There is however, a lot of work for the world at large to do. The United Nations Framework Convention on Climate Change (UNFCCC) has warned that global climate action plans are ‘falling miles short’ of what is needed to stop climate change from ‘crippling’ economies. Current national climate plans submitted to the UN should be enough to cut global greenhouse gas emissions by 2.6% from 2019 to 2030.
This neatly sums up one of Lula’s, and all of Brazil’s, biggest dilemmas. Simply put, the country’s entire economic model contradicts the protection of the Amazon and a focus on climate change. (Its second-most populous state, Minas Gerais, literally means ‘general mines’). ‘Brazil’s economic growth during the early 2000s was due to China’s economic miracle and the export of commodities, and it still is,’ says De Souza Santos.
‘This is a model of growth that contradicts a lot with Green Capital [the notion of making money from preserving natural spaces rather than utilising them for industry], because obviously we’re talking about mining, we’re talking about agribusiness, we are talking about oil.’
According to De Bolle, this dependence on commodity exports is something Lula would ideally like to change. He has always envisioned Brazil developing more manufacturing potential. But such a shift is especially hard to achieve today because it runs up against one of Brazil’s most fearsome lobby groups: agribusiness.
‘Leaving Mexico out, Brazil really is the one country in the region that has the capacity to have manufacturing and actually export manufacturing [something it does do but on a very small scale],’ says De Bolle.
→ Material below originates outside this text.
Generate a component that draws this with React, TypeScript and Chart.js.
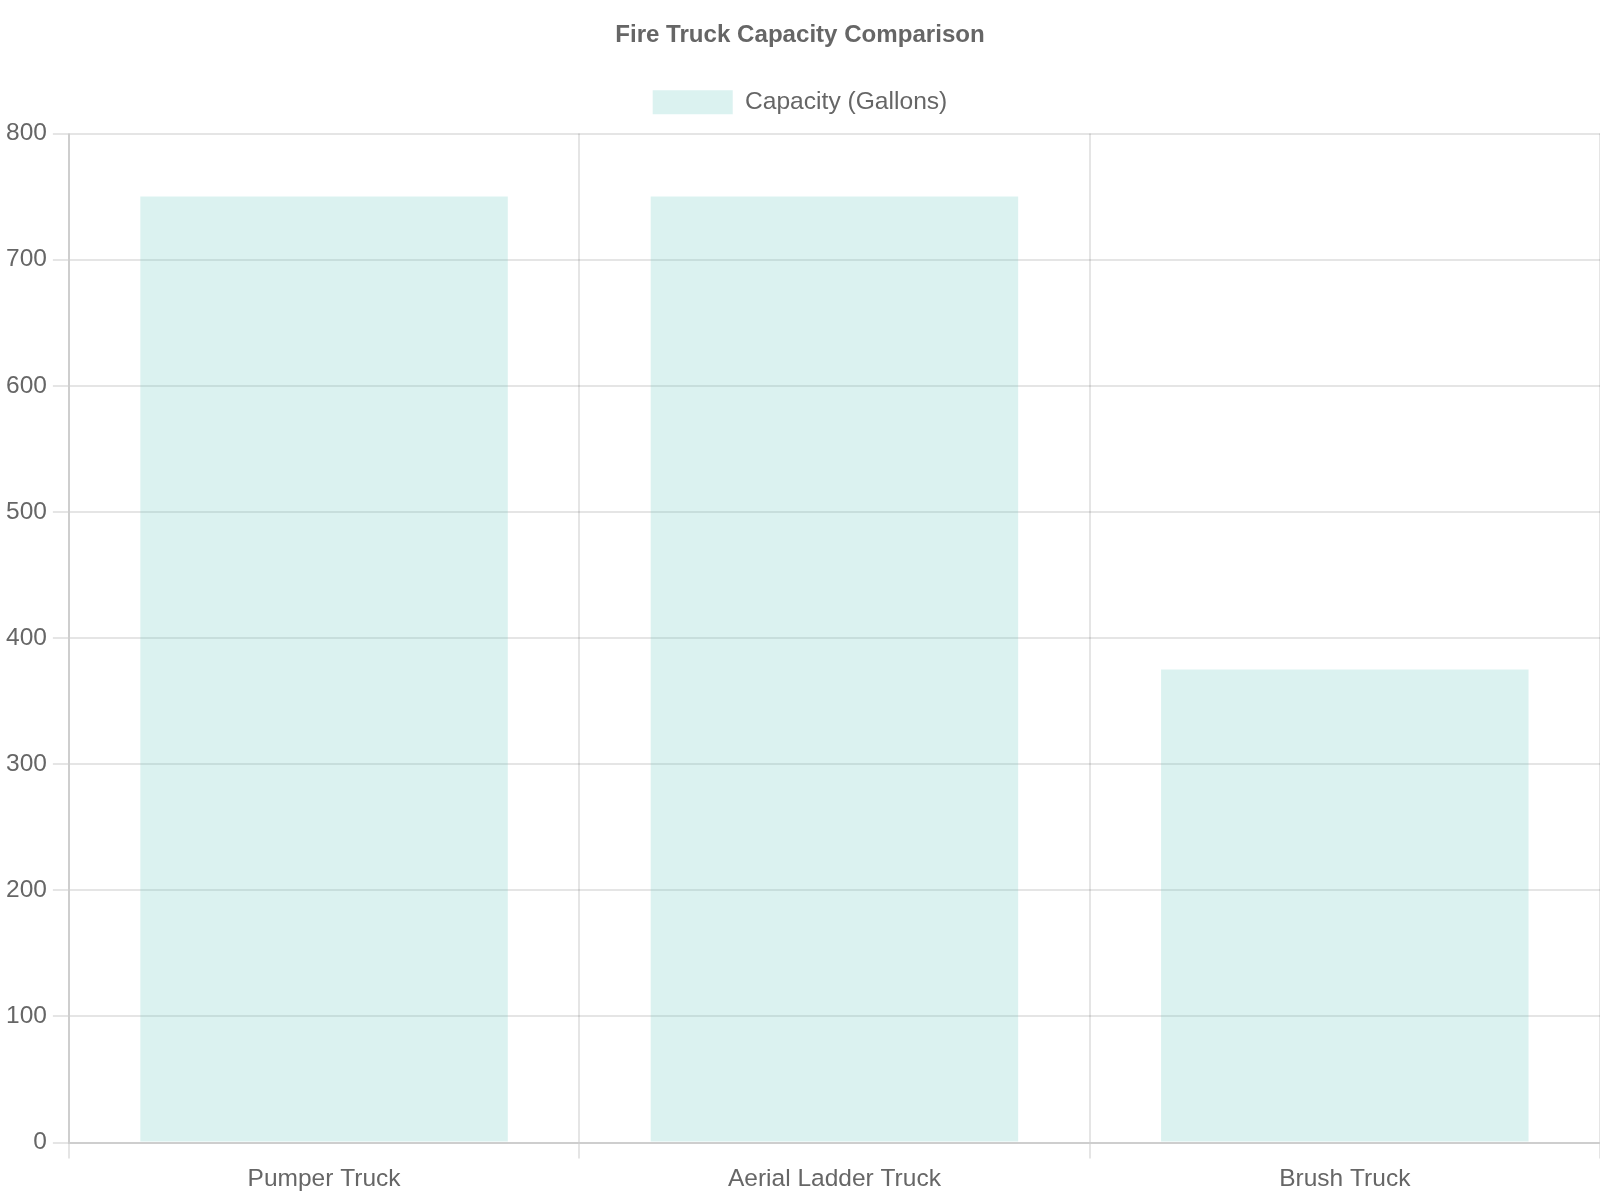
import React, { useEffect, useRef } from 'react';
import { Chart, registerables } from 'chart.js';

Chart.register(...registerables);

const truckTypes = ['Pumper Truck', 'Aerial Ladder Truck', 'Brush Truck'];
const capacityGallons = [750, 750, 375];
const seriesLabel = 'Capacity (Gallons)';
const chartTitle = 'Fire Truck Capacity Comparison';

const FONT = '"Liberation Sans", Arial, Helvetica, sans-serif';

const App: React.FC = () => {
  const chartRef = useRef<HTMLCanvasElement | null>(null);
  const chartInstance = useRef<Chart | null>(null);

  useEffect(() => {
    if (!chartRef.current) return;
    if (chartInstance.current) {
      chartInstance.current.destroy();
    }
    const ctx = chartRef.current.getContext('2d');
    if (!ctx) return;

    Chart.defaults.font.family = FONT;
    Chart.defaults.color = '#666';

    chartInstance.current = new Chart(ctx, {
      type: 'bar',
      data: {
        labels: truckTypes,
        datasets: [
          {
            label: seriesLabel,
            data: capacityGallons,
            backgroundColor: 'rgba(75, 190, 178, 0.2)',
            borderWidth: 0,
          },
        ],
      },
      options: {
        responsive: false,
        animation: false,
        devicePixelRatio: 1,
        plugins: {
          title: {
            display: true,
            text: chartTitle,
            font: { size: 24.1, weight: 'bold', family: FONT },
            padding: { top: 21, bottom: 10 },
          },
          legend: {
            position: 'top',
            labels: {
              boxWidth: 80,
              boxHeight: 24,
              padding: 30,
              font: { size: 24.6, family: FONT },
            },
          },
          // empty spacer below the legend
          subtitle: {
            display: true,
            text: ' ',
            weight: 500,
            font: { size: 1, lineHeight: 1 },
            padding: { top: 0, bottom: 8 },
          },
          tooltip: { enabled: false },
        },
        scales: {
          x: {
            grid: { lineWidth: 2, tickLength: 16 },
            border: { width: 2 },
            ticks: { font: { size: 24.5, family: FONT }, padding: 6 },
          },
          y: {
            beginAtZero: true,
            max: 800,
            grid: { lineWidth: 2, tickLength: 16 },
            border: { width: 2 },
            ticks: { stepSize: 100, font: { size: 24.5, family: FONT }, padding: 6 },
          },
        },
      },
    });

    return () => {
      if (chartInstance.current) {
        chartInstance.current.destroy();
        chartInstance.current = null;
      }
    };
  }, []);

  return (
    <div style={{ position: 'absolute', top: 0, left: 0, width: 1600, height: 1200, background: '#fff' }}>
      <canvas ref={chartRef} width={1600} height={1200}></canvas>
    </div>
  );
};

export default App;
‘But the agribusiness sector in Brazil has grown so massively economically and politically, that they currently have the ability to lobby hard, which leaves the government very little room to advance any policies that would benefit the manufacturing sector.’
She adds that the agribusiness sector in Brazil has strong ties to far-right political movements – a generalisation, but one she believes is fair on the whole.
‘The irony of this is that the agribusiness sector grew in the way that it did during the first Lula years,’ she adds. ‘Of course, this was because of the commodity price boom. But it was not only that. Lula did have a lot of policies that favoured the agribusiness people. The thing that I find fascinating is how Lula was really the mastermind of the growth of agribusiness in Brazil, and this is exactly the portion of the economy that is adamantly against him.’
This lobby, and Lula’s political opponents in Congress more generally, are now one of the biggest hurdles to getting anything concrete done. The situation with Indigenous groups is particularly indicative of this.
In October 2023, he managed to partly veto a bill that would have restricted Indigenous people’s ability to make land claims, but the veto was later overturned
with the backing of the agribusiness lobby and the bill was approved. The new legislation means that Indigenous peoples can only lay claim to land they physically occupied as of October 1988 (this rules out any displacement claims from the time of Brazil’s military dictatorship between 1964-1985).
Meanwhile, a new report by the (Catholic) Indigenous Missionary Council states that violence against Indigenous groups is actually worsening. Last year 208 people were murdered, compared with 70 in 2014.
Brain defects and damaged nervous systems caused by mercury poisoning from illegal mining are also becoming more common.
Instability ahead
Brazil faces tough times. It has less say on the world stage than it wants, but until it can diversify away from a dependence on commodity exports (a big ask), this will be hard to change. While Lula’s victory was greeted with delight by those horrified with Bolsonaro’s rolling back of human rights and environmental protections, his narrow victory and the lingering impact of the Bolsonaro years limits his ability to pursue a new agenda.
And, as long as economic uncertainty reigns, more political instability remains likely.
Brazil may have a left-leaning government today but we should not expect that to remain the case. Latin America has always swung back and forth politically. Today, the swings are more extreme, and opinions more entrenched.